-- Start of Provided records --
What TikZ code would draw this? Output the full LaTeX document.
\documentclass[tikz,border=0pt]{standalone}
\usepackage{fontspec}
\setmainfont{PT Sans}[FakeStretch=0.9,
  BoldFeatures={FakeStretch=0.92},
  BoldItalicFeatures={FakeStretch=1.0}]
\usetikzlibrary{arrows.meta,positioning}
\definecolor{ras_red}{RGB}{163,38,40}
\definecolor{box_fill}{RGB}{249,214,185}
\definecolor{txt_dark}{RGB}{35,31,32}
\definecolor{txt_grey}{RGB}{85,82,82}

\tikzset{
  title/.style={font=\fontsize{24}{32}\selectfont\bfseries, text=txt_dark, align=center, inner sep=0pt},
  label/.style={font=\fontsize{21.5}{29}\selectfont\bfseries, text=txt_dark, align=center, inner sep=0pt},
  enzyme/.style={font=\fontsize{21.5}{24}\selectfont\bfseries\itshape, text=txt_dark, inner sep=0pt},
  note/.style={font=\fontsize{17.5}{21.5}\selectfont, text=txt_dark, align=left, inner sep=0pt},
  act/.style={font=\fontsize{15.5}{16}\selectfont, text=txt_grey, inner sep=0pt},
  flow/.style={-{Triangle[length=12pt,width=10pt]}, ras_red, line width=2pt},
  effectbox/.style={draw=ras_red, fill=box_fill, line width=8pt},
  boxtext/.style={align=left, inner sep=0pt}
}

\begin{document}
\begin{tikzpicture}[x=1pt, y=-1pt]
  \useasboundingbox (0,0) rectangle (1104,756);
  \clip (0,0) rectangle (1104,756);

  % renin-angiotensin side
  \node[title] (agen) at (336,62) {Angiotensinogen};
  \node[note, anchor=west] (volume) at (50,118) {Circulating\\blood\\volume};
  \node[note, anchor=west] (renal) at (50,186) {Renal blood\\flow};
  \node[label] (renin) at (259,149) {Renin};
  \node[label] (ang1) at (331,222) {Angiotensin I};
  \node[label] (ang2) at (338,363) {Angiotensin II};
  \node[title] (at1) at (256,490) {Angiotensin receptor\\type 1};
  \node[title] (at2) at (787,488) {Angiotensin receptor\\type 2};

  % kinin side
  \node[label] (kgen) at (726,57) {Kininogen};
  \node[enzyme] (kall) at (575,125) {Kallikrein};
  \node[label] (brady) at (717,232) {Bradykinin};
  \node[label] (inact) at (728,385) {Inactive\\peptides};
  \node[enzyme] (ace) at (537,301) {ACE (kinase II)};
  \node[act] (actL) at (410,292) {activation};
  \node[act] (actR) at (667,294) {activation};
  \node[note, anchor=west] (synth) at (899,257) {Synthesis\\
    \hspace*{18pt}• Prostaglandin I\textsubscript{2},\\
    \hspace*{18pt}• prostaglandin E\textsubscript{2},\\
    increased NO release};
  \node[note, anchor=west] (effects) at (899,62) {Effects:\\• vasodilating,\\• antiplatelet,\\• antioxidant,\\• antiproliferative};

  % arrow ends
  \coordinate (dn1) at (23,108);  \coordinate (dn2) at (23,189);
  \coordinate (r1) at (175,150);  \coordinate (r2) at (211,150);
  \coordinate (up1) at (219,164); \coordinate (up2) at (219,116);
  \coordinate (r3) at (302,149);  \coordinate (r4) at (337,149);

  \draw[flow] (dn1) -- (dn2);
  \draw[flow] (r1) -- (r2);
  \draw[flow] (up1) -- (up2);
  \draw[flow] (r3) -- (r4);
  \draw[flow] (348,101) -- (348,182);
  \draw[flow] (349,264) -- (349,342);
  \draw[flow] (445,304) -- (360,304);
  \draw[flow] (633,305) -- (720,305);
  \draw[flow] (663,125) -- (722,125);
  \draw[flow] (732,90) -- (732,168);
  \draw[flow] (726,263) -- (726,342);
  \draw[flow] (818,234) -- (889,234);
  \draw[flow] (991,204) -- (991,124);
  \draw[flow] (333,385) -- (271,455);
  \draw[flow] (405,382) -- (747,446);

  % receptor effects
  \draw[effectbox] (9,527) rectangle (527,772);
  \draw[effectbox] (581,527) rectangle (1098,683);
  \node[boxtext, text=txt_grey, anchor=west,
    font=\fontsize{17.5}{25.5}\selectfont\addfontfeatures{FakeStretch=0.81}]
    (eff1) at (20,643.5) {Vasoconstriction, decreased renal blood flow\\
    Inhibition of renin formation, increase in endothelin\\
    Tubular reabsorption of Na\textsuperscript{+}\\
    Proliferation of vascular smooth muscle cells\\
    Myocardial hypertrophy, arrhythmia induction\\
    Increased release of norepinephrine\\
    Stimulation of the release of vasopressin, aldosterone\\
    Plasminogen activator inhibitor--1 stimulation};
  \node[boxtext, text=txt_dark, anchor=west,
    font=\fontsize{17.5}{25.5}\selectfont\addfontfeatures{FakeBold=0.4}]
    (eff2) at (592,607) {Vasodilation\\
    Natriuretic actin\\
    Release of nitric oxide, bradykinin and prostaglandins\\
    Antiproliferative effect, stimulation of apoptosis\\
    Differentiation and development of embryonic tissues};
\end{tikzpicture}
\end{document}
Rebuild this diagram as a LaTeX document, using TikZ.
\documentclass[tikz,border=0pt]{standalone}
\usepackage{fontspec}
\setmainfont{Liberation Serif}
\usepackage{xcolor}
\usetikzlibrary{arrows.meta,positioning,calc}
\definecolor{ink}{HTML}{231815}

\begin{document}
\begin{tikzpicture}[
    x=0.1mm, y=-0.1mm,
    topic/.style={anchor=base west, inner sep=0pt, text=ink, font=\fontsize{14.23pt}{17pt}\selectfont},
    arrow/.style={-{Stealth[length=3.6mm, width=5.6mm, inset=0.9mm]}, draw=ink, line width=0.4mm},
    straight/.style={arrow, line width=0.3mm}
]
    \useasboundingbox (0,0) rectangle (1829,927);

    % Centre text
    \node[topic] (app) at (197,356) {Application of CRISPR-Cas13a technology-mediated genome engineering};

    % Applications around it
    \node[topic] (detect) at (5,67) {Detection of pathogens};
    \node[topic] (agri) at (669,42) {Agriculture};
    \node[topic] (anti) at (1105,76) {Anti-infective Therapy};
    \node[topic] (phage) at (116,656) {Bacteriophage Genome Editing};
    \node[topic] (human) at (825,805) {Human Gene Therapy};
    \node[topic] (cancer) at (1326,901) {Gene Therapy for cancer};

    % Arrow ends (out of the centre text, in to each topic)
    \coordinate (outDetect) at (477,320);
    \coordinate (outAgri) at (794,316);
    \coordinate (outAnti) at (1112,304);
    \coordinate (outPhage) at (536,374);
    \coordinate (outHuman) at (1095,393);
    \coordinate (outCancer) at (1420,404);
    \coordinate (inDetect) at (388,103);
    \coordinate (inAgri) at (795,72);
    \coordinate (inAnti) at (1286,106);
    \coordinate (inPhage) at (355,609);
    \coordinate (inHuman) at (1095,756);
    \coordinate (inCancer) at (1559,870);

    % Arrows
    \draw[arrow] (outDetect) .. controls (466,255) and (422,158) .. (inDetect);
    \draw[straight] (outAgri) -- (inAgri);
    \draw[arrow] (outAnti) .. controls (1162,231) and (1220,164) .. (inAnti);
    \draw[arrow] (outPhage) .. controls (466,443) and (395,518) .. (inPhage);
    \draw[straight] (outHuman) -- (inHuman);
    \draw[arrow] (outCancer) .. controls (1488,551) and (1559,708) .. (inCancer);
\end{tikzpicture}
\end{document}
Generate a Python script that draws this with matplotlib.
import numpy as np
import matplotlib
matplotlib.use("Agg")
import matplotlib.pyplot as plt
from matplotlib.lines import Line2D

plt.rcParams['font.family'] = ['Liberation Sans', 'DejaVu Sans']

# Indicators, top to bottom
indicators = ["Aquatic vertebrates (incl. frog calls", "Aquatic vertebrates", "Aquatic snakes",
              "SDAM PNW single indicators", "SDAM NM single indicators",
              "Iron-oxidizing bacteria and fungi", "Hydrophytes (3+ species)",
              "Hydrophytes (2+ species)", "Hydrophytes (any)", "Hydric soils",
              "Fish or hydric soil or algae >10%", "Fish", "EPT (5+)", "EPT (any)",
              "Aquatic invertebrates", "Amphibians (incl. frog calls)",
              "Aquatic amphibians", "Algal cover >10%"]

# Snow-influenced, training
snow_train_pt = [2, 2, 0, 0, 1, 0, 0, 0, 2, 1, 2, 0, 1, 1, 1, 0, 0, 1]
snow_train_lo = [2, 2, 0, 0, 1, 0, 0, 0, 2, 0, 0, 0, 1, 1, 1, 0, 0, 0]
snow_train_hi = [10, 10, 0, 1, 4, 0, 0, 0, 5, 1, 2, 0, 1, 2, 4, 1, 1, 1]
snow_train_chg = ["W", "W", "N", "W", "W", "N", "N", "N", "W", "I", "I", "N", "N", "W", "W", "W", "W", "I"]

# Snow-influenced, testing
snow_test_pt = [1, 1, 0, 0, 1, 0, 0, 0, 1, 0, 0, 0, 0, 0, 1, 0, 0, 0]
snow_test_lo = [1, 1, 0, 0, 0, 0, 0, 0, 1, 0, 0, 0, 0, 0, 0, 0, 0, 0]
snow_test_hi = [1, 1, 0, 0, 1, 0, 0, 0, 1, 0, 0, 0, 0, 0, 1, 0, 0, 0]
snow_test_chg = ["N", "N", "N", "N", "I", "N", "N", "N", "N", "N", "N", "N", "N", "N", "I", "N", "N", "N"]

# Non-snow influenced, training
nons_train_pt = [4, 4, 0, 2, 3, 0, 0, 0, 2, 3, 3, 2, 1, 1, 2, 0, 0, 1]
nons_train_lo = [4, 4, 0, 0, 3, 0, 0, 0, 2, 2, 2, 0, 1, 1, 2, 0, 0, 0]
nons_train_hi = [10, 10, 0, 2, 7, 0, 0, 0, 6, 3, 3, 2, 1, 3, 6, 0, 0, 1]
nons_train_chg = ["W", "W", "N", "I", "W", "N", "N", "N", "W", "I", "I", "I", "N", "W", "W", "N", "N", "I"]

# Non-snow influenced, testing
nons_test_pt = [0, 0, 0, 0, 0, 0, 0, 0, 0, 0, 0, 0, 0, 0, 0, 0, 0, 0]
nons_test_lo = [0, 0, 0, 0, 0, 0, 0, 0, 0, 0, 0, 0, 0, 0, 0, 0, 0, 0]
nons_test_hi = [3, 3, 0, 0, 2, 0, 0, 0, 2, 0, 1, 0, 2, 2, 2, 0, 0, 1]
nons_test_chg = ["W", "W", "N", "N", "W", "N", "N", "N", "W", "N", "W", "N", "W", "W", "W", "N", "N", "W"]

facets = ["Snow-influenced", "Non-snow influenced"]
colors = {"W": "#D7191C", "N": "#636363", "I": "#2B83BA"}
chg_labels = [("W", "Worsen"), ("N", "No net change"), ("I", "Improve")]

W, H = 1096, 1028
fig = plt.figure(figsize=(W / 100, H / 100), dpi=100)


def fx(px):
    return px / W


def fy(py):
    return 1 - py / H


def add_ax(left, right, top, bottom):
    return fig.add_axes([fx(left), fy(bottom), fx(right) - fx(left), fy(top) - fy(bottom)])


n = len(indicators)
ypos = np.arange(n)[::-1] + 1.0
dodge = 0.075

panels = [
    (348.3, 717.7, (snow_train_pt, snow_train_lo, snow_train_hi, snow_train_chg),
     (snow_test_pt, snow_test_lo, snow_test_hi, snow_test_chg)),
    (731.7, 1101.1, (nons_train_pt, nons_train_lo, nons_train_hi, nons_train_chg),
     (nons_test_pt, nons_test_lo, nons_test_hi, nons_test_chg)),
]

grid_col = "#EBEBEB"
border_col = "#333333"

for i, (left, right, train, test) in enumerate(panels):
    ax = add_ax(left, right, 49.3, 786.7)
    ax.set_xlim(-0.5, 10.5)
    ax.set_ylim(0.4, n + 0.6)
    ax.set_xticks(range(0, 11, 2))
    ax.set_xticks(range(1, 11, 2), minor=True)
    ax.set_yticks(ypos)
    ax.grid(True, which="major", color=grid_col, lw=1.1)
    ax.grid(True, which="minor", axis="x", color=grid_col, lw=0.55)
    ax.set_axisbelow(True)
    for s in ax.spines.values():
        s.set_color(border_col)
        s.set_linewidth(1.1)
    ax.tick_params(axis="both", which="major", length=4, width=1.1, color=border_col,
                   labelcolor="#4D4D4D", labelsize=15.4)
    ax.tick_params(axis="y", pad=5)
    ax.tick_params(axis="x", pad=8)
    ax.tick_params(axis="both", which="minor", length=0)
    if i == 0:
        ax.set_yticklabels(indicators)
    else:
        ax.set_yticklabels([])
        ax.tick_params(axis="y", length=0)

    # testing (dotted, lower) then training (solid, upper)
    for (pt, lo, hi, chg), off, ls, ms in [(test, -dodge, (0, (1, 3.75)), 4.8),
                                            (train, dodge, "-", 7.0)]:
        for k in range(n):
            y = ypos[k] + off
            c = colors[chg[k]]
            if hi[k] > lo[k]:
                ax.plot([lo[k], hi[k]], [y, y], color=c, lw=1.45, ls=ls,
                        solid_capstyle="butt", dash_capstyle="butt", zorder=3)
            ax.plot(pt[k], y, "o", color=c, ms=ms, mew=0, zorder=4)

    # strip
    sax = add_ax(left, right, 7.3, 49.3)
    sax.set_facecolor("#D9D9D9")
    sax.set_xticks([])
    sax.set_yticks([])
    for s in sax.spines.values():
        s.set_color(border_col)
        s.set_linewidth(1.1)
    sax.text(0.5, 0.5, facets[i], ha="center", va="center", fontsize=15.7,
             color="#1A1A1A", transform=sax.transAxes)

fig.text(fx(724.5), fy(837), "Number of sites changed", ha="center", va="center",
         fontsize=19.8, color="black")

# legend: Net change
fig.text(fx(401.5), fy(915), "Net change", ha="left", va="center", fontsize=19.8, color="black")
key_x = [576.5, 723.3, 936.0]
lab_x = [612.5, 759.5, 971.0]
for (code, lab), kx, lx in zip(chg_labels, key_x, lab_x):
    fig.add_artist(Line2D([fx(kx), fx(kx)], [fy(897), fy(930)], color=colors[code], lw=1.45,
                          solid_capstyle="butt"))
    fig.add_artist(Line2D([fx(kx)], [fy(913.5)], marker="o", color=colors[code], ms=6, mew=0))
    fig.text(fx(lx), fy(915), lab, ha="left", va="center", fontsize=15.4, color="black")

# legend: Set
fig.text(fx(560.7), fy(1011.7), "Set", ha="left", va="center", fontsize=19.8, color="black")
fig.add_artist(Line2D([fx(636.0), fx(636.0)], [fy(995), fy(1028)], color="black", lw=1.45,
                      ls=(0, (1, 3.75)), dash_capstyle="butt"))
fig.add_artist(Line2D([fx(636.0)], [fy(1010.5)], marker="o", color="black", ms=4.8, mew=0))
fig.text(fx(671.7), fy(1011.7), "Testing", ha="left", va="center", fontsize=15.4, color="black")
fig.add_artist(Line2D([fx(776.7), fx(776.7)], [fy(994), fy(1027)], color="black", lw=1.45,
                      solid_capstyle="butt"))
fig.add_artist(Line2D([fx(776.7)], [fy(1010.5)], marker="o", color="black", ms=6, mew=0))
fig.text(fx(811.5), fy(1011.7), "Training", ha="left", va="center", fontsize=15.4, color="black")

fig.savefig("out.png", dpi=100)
-- End of Provided records --
• Problem requirements
Copy each line from the data above that includes "matplotlib".

• Solved problem
Generate a Python script that draws this with matplotlib.
import matplotlib
matplotlib.use("Agg")
import matplotlib.pyplot as plt
from matplotlib.lines import Line2D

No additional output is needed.